Melrose House
Built in 1854 for Richard S. Willis, Melrose house was a depiction of how the wealthy class lived during the latter half of the 19th century. With its wide plank flooring (some of which can still be found in the house today), four bedrooms, and story and a half structure, it was one of the most prominent houses in Montgomery. During the Civil War when housing became scarce Melrose opened its doors to those needing shelter. Many young couples also found their way to the vast well-manicured grounds for picnics and social gatherings.
The home’s second name was “The Old Irion Place” while Dr. John L. Irion, a surgeon of the Confederate Army, took up residence. It’s rumored that during his ownership of the house Sam Houston spent a few days visiting and that quite a few soldiers mended their battle wounds here.

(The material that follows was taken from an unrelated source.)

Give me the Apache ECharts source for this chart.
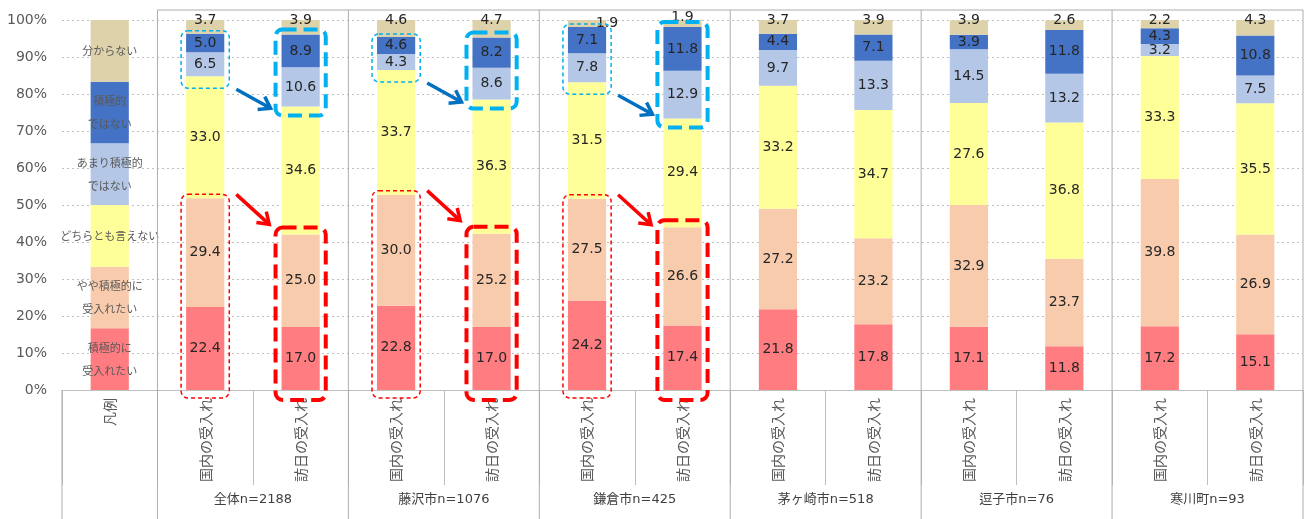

During the 1960s, the house was renamed the house “Cathalorri” for the owners' two granddaughters. During this time period, work was done to restore the outside structure of the home and the house also received its Texas historical marker in 1966.
More recently, Melrose House has become a commercial establishment and is an eatery and wedding destination.
In the late 1930s, the resident of another of Montgomery's large, early homes began corresponding with a historian at the University of Texas named Fannie Ratchford. During this correspondence, Mary Davis wrote a letter which included the history of Melrose House. The letter should not be considered to be an authoritative history of the house, as it is lacking in primary sources of information and most of it taking place prior to Mary Davis' birth. Additionally, the original letter mis-named a woman named Anna Griggs as Anna Grigsby. This mistake was repeated in future recitations of the home's history. However, Anna Griggs' gravestone can be found in the Montgomery New Cemetery. Mary Davis' story of Melrose House (with Anna Grigg's name correctly spelled) is below.
"The Irion family’s long occupancy of the R.S. Willis home has caused it to be remembered as the Old Irion Place.
Both of the Willis Brothers built new homes in the same year, 1854. The two brothers’ lives seem to have run evenly parallel in many ways. They both married Montgomery girls about the same time.
Richard Willis was the younger of the two, and he had come to Texas a year later than his brother, in 1837. A boy of sixteen, eager for adventure, he rode horseback all the way from Maryland to Texas. He accompanied friends of his father who came in a wagon train.
After getting a start in business, he married Narcissa Worsham. She, herself, had vivid memories of coming in a wagon from Alabama to Texas when a small girl in 1829. (FR note: She was the daughter of Jeremiah Worsham, a member of Austin’s Second Colony here.)
This new home they built in 1854 was pleasantly situated in a wide lawn, dotted with beautiful oaks. Several of these trees have since died.
This was an ideal home for children. They could romp and play in perfect freedom and learn to ride on gentle horses inside the grounds, and still be under watchful maternal eyes. The big oaks were fine for swings. For more than one generation of the young people of the town, this lawn was the favorite place for moonlight picnics, to the romantically inclined the favorite social diversion of that decorous age.
Richard Willis must have preceded his brother to Houston by several years, for in 1862, the R.J. Palmer family were living in the home. Soon after this, the place was bought by Dr. J. L Irion.
Dr. Irion had come to Montgomery in 1851, a young man just beginning the practice of medicine. He was married here to a Miss Anna Griggs. She was an ideal helpmate for a doctor, a woman of great strength of character, very clear-minded and practical.
The only son of the Irions, a doctor, settled in the northern part of the state. The only daughter, Mrs. Lucy Irion married, continued to live with her parents after her marriage.
Of an artistic beauty-loving nature, she with her mother made a charming, hospitable home, which attracted friends of similar tastes, with whom she loved to share her books and pictures.
The lawn was again the scene of boyish pranks and games played by Mrs. Morris’ young son and his friends.
Dark and tragic moments, also, must have been experienced in these grounds through the long years when anguished, hard-riding men came in the night to summon the doctor to some loved one miles away, who might even then have been dead.
For Dr Irion was one of that type that has almost disappeared – the country doctor who was the friend and confident, as much as physician of a whole countryside. No weather was too cold or night to stormy for the country doctor to go where he was needed.
The old doctor with his little black medicine case walking with a slight limp, was a familiar figure on the streets of the town. In his old age, he was a tragic figure.
His wife had died several years before, and afterward his daughter. The home was a lonely place now, with just the doctor and his son-in-law, who cared for him until his death. The only grandson was away at school.
Dr Irion died on the last day of 1904, and when the bells that ring out the old year, there was a deep sadness in their faces for the long life that had come to an end that day.
The place afterward changed owners two or three times, until it was bought nineteen years ago by Mr. and Mrs. Philip Berkley. Both are members of families who have been identified with Montgomery history for nearly a hundred years and both they and their children have a strong affection for this old home."